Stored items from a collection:
--------

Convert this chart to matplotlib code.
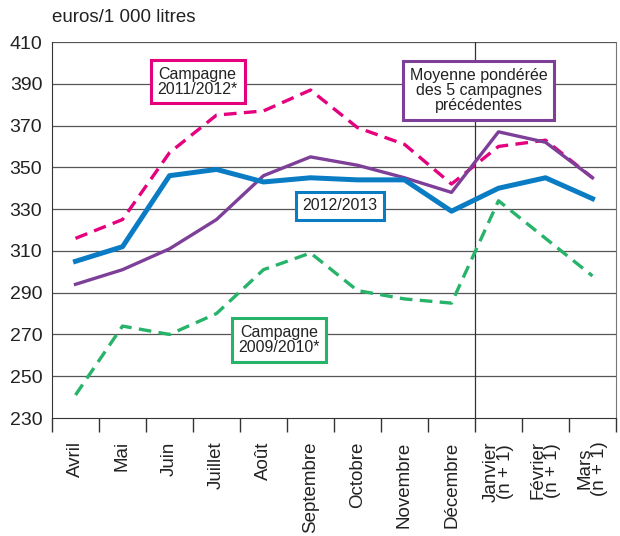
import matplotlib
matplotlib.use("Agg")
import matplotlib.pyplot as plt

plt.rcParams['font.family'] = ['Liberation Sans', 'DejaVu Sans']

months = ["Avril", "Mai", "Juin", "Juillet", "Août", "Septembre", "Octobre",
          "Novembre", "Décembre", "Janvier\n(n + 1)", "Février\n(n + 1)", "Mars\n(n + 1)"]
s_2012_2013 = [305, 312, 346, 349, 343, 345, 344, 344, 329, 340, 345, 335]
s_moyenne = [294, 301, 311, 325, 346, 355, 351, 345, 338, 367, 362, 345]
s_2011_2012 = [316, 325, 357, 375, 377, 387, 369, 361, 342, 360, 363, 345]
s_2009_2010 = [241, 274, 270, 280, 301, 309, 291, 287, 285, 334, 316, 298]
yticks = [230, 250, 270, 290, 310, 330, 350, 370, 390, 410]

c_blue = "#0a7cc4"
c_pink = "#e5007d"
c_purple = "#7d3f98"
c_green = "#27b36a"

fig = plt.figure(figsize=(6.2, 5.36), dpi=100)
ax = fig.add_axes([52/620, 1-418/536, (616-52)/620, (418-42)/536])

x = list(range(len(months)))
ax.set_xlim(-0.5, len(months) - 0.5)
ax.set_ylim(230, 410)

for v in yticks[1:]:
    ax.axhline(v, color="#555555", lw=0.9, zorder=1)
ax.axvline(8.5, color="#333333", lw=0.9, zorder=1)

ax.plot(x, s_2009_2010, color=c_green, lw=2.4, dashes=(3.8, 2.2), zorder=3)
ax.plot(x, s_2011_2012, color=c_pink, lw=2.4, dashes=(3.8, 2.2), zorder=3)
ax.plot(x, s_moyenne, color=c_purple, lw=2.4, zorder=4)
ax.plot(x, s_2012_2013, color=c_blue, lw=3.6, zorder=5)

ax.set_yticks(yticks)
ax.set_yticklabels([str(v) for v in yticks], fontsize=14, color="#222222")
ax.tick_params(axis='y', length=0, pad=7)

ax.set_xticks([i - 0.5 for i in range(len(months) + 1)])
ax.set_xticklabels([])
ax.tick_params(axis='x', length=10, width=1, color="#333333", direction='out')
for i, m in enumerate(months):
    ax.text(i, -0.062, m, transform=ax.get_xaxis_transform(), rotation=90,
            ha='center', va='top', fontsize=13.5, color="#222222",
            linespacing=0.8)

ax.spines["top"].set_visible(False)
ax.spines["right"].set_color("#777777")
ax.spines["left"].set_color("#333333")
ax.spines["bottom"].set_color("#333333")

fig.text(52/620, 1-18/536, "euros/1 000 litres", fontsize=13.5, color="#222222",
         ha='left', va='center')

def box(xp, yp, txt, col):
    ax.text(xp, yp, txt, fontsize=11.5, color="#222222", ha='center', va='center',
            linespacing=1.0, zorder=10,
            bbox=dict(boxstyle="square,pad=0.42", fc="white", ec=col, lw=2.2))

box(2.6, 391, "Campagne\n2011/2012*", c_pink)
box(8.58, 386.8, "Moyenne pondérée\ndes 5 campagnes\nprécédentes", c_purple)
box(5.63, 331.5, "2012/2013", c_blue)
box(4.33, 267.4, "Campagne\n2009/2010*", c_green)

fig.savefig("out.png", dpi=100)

--------

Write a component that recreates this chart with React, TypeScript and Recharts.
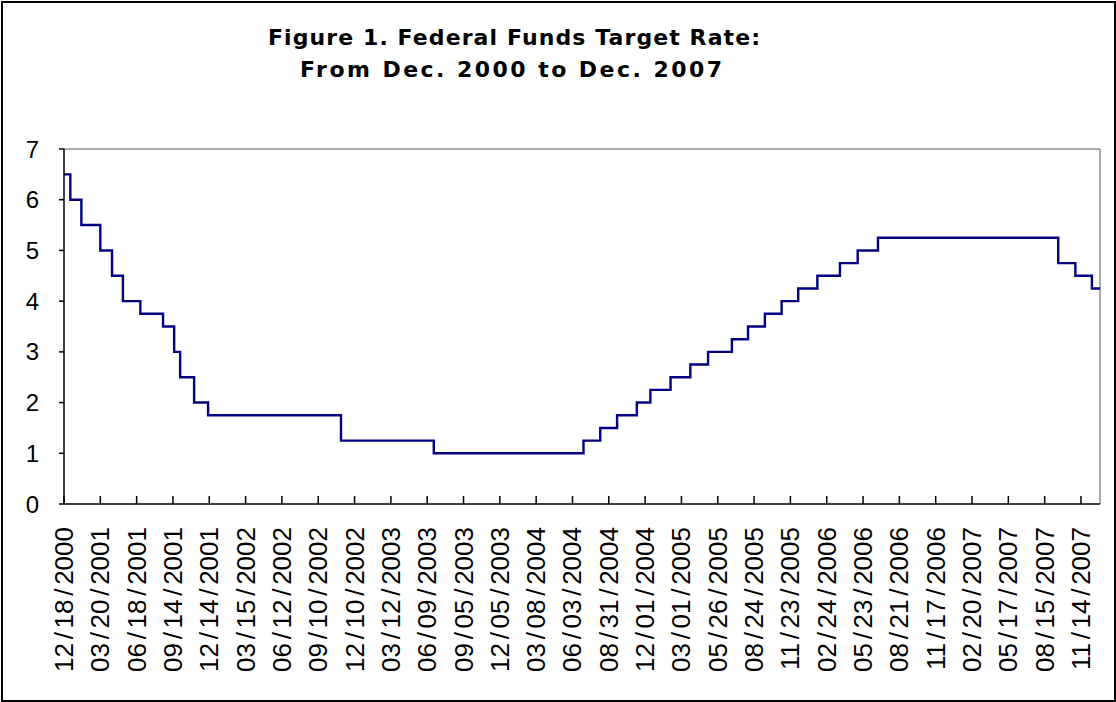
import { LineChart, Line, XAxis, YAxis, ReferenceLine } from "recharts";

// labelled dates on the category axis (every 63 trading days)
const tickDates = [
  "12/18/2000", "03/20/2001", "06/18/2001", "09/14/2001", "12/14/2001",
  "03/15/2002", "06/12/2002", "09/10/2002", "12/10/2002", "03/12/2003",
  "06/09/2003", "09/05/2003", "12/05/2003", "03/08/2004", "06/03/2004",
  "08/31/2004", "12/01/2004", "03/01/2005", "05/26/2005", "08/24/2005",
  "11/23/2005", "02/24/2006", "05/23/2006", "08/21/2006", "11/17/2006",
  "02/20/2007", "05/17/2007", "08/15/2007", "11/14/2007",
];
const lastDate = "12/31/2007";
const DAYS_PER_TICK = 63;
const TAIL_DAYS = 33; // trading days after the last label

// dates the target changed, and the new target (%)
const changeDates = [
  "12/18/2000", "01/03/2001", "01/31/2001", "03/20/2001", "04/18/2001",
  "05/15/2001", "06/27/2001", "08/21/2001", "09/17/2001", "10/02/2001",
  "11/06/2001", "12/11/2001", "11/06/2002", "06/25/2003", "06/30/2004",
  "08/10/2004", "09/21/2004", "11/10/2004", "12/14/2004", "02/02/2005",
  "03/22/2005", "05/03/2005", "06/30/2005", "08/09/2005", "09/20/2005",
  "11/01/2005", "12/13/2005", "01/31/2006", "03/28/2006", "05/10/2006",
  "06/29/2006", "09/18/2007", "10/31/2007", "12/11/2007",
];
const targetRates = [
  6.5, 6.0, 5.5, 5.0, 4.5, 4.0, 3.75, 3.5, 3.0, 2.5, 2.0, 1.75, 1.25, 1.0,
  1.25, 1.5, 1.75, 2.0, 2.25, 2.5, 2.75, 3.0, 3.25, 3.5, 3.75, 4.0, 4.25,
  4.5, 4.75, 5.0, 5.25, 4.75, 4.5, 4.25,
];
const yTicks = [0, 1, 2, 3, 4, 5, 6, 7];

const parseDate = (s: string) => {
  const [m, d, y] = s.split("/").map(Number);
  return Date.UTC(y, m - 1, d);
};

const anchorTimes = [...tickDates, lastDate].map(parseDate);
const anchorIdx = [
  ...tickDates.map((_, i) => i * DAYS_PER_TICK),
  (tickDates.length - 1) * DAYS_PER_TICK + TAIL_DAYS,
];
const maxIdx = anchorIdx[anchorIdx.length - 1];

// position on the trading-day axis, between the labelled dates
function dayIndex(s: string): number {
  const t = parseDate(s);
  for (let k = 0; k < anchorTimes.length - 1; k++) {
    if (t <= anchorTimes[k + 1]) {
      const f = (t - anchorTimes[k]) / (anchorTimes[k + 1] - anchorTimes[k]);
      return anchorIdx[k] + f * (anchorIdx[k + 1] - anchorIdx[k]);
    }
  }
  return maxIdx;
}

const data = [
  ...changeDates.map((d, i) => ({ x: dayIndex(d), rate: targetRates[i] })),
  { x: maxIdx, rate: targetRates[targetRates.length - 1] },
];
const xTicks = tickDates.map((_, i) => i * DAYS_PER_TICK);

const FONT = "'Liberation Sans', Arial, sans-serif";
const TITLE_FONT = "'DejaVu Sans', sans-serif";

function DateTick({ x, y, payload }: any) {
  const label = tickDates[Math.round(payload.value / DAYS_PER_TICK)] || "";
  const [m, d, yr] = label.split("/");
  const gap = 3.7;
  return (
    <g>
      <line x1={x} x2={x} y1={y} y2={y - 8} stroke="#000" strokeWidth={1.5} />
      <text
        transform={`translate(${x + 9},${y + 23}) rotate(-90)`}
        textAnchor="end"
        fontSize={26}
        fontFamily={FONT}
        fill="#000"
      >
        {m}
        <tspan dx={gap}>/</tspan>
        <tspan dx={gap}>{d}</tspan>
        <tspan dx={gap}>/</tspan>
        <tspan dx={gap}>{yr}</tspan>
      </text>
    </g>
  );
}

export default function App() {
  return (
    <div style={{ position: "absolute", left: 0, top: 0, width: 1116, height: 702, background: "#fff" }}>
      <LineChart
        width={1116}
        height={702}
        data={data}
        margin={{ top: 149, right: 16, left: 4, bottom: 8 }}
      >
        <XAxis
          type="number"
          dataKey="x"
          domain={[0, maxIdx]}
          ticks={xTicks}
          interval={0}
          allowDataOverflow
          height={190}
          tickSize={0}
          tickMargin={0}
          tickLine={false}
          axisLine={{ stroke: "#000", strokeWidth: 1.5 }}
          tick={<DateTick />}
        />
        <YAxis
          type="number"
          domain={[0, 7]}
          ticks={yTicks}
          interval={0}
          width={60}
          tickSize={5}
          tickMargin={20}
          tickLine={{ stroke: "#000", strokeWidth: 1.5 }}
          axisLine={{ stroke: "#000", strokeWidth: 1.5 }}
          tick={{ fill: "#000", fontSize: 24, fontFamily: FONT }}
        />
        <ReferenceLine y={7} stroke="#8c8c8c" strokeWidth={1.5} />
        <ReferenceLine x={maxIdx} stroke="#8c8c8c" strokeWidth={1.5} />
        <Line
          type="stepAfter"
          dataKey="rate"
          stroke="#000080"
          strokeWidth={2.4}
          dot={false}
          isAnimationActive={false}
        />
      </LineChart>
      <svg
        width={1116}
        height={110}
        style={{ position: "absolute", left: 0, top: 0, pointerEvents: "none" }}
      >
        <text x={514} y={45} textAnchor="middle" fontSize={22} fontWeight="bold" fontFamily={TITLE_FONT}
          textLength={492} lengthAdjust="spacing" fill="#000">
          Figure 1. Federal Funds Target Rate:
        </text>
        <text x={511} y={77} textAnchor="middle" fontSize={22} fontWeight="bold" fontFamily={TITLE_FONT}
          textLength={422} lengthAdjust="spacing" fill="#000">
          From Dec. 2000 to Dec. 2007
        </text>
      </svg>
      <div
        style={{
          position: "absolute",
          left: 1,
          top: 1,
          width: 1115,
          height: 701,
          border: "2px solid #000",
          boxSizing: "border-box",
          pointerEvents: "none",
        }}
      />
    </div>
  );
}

--------

Show every line that contains the word "this".

Convert this chart to matplotlib code.
Write a component that recreates this chart with React, TypeScript and Recharts.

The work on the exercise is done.